An arbitrary dimension of a physical quantity over the above dimensions is $\mathsf{L}^a\mathsf{M}^b\mathsf{Q}^c\mathsf{T}^d\mathsf{\Theta^e}$, which we can denote as a vector $\in V:=\Bbb R^5$ with entries $a$ etc. Setting $c=\hbar=1$ is basically "modulo" arithmetic with vectors. To think of it another way, the "dimensionless" quantities are those who dimension is spanned by the vectors with $a=1,\,d=-1$ and $a=2,\,b=1,\,d=-1$ (in both cases, unstated vector entries are $0$). This is, of course, a subspace of $V$, say $W$.

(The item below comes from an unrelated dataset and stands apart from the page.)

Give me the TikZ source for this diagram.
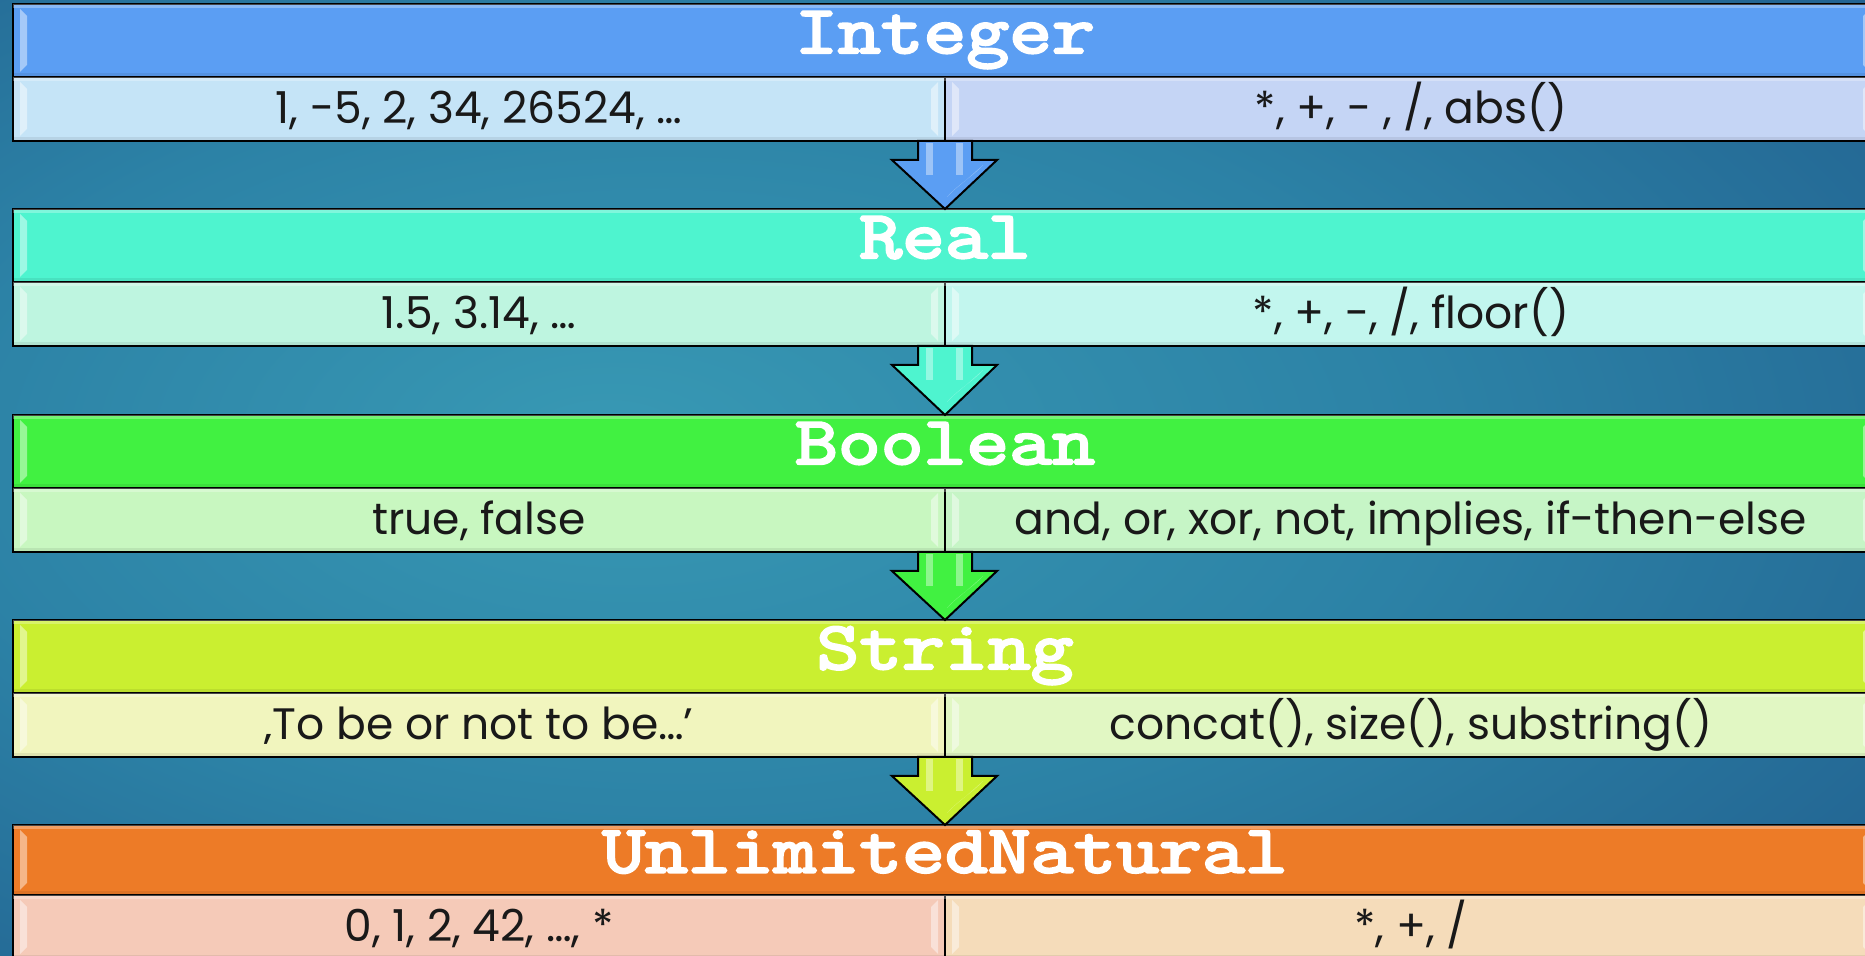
\documentclass[tikz,border=0pt]{standalone}
\usepackage{fontspec}
\usetikzlibrary{calc}
\newfontfamily\cellfont{Poppins}
\newfontfamily\hdfont{lmmono10-regular.otf}[FakeBold=3.5, FakeStretch=1.2]
\definecolor{bgA}{HTML}{3899B4}
\definecolor{bgB}{HTML}{2C82A6}
\definecolor{bgC}{HTML}{1D5286}
\definecolor{bgD}{HTML}{173F75}
\definecolor{intH}{HTML}{5B9EF3}\definecolor{intL}{HTML}{C5E4F7}\definecolor{intR}{HTML}{C5D5F5}
\definecolor{reaH}{HTML}{4EF4CF}\definecolor{reaL}{HTML}{BEF5E0}\definecolor{reaR}{HTML}{C2F6EE}
\definecolor{booH}{HTML}{41F141}\definecolor{booL}{HTML}{C8F7C0}\definecolor{booR}{HTML}{C6F5C6}
\definecolor{strH}{HTML}{CAEF30}\definecolor{strL}{HTML}{F1F5BE}\definecolor{strR}{HTML}{E1F7C3}
\definecolor{unH}{HTML}{ED7B27}\definecolor{unL}{HTML}{F5CAB8}\definecolor{unR}{HTML}{F5DCBA}
\pgfdeclareradialshading{bgsh}{\pgfpoint{-9bp}{2bp}}{color(0bp)=(bgA); color(20bp)=(bgB); color(48bp)=(bgC); color(75bp)=(bgD)}
\newcommand\bevelmarks[1]{%
  \fill[bevel] ($(#1.north west)+(7,5)$) -- ($(#1.north west)+(14,12)$) -- ($(#1.south west)+(14,-12)$) -- ($(#1.south west)+(7,-5)$) -- cycle;
  \fill[bevel] ($(#1.north east)+(-7,5)$) -- ($(#1.north east)+(-14,12)$) -- ($(#1.south east)+(-14,-12)$) -- ($(#1.south east)+(-7,-5)$) -- cycle;
  \fill[white,opacity=0.28] (#1.north west) rectangle ($(#1.north east)+(0,4)$);
  \fill[black,opacity=0.07] ($(#1.south west)+(0,-4)$) rectangle (#1.south east);
}
\newcommand\blockarrow[3]{%
  \draw[blkarr, fill=#1] ($(#2.south east)+(-27,0)$) -- ($(#2.south east)+(-27,19)$) -- ($(#2.south east)+(-53,19)$) -- (#3.north) -- ($(#2.south east)+(52,19)$) -- ($(#2.south east)+(27,19)$) -- ($(#2.south east)+(27,0)$) -- cycle;
  \fill[white,opacity=0.4] ($(#2.south east)+(-19,2)$) rectangle ($(#2.south east)+(-12,34)$);
  \fill[white,opacity=0.4] ($(#2.south east)+(11,2)$) rectangle ($(#2.south east)+(18,34)$);
  \fill[white,opacity=0.3] ($(#2.south east)+(38,24)$) .. controls ($(#2.south east)+(30,34)$) and ($(#2.south east)+(12,44)$) .. ($(#2.south east)+(2,56)$) -- ($(#2.south east)+(8,50)$) .. controls ($(#2.south east)+(20,40)$) .. ($(#2.south east)+(38,24)$) -- cycle;
}
\begin{document}
\begin{tikzpicture}[x=0.5pt,y=-0.5pt,
  hdr/.style={draw=black, line width=1pt, fill=#1, minimum width=932pt, minimum height=36.5pt,
    inner sep=0pt, outer sep=0pt, anchor=north west, text=white,
    font=\hdfont\fontsize{34}{34}\selectfont, text height=16pt, text depth=3.5pt},
  cell/.style={draw=black, line width=0.8pt, fill=#1, minimum width=466pt, minimum height=32pt,
    inner sep=0pt, outer sep=0pt, anchor=north west, text=black!90,
    font=\cellfont\fontsize{22}{22}\selectfont, text height=17.5pt, text depth=2.5pt},
  bevel/.style={white, opacity=0.45},
  blkarr/.style={draw=black, line width=1pt, line join=miter}]
\useasboundingbox (0,0) rectangle (1865,956);
\shade[shading=bgsh] (0,0) rectangle (1865,956);
% Integer
\node[hdr=intH] (h1) at (13,4) {Integer};
\node[cell=intL] (l1) at (13,77) {1, -5, 2, 34, 26524, …};
\node[cell=intR] (r1) at (945,77) {*, +, - , /, abs()};
% Real
\node[hdr=reaH] (h2) at (13,209) {Real};
\node[cell=reaL] (l2) at (13,282) {1.5, 3.14, …};
\node[cell=reaR] (r2) at (945,282) {*, +, -, /, floor()};
% Boolean
\node[hdr=booH] (h3) at (13,415) {Boolean};
\node[cell=booL] (l3) at (13,488) {true, false};
\node[cell=booR] (r3) at (945,488) {and, or, xor, not, implies, if-then-else};
% String
\node[hdr=strH] (h4) at (13,620) {String};
\node[cell=strL] (l4) at (13,693) {‚To be or not to be…’};
\node[cell=strR] (r4) at (945,693) {concat(), size(), substring()};
% UnlimitedNatural
\node[hdr=unH, minimum height=35pt] (h5) at (13,825) {UnlimitedNatural};
\node[cell=unL] (l5) at (13,895) {0, 1, 2, 42, …, *};
\node[cell=unR] (r5) at (945,895) {*, +, /};
\foreach \n in {h1,l1,r1,h2,l2,r2,h3,l3,r3,h4,l4,r4,h5,l5,r5}{\bevelmarks{\n}}
\blockarrow{intH}{l1}{h2}
\blockarrow{reaH}{l2}{h3}
\blockarrow{booH}{l3}{h4}
\blockarrow{strH}{l4}{h5}
\end{tikzpicture}
\end{document}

Finally, those two vectors are linearly independent, an arbitrary $v\in V$ can be written uniquely as $v_\parallel+v_\perp$ with $v_\parallel\in W$ and $v_\perp\cdot w=0$ for all $w\in W$. Identifying $v$ with $v_\perp$ then defines an equivalence relation. For example, $E=mc^2$ simplifies to $E=m$, which looks dimensionally inconsistent because $[E]\ne[m]$, but it's fine because $[E]$ is in the same equivalence class as $[m]$. What's more, the uniqueness of $v_\parallel$ implies you can work out which powers of $c$ etc. to reinstate. Even if we are as ambitious as Planck units so everything becomes dimensionless, the choice of powers to fix a given equation is still unique.

But making things unitless like this has one downside: each such independent unitless quantity reduces by $1$ the number of degrees of freedom we can use in dimensional analysis. (This is related to a limitation of dimensional analysis that applies even before we start making things unitless.) For example, $c=G=\hbar=1$ prevents dimensional analysis from refuting $E=m^3$, by which I mean $E=cGm^3/\hbar$, or $E=1/m$, by which I mean $E=c^3\hbar/(Gm)$.

There's also one other important subtlety. If I take $c=\hbar=1$, length and time become inverse mass; if I take $c=G=1$, length and time become (uninverted) mass. So quantum calculations are very different from general relativity calculations! (This is why combining the above conventions gives us so little information to work with in dimensional analysis.)

So when is it "allowed"? In practice, the goals of such nondimensionalization are to make some equations neater, to let us focus on the most important details when we do calculations, and to hopefully not go so far in that direction we can no longer do other important things, such as switch back to SI units or do sanity checks. (Work through the calculations here with and without Planck units, and you'll see the merits of both approaches.)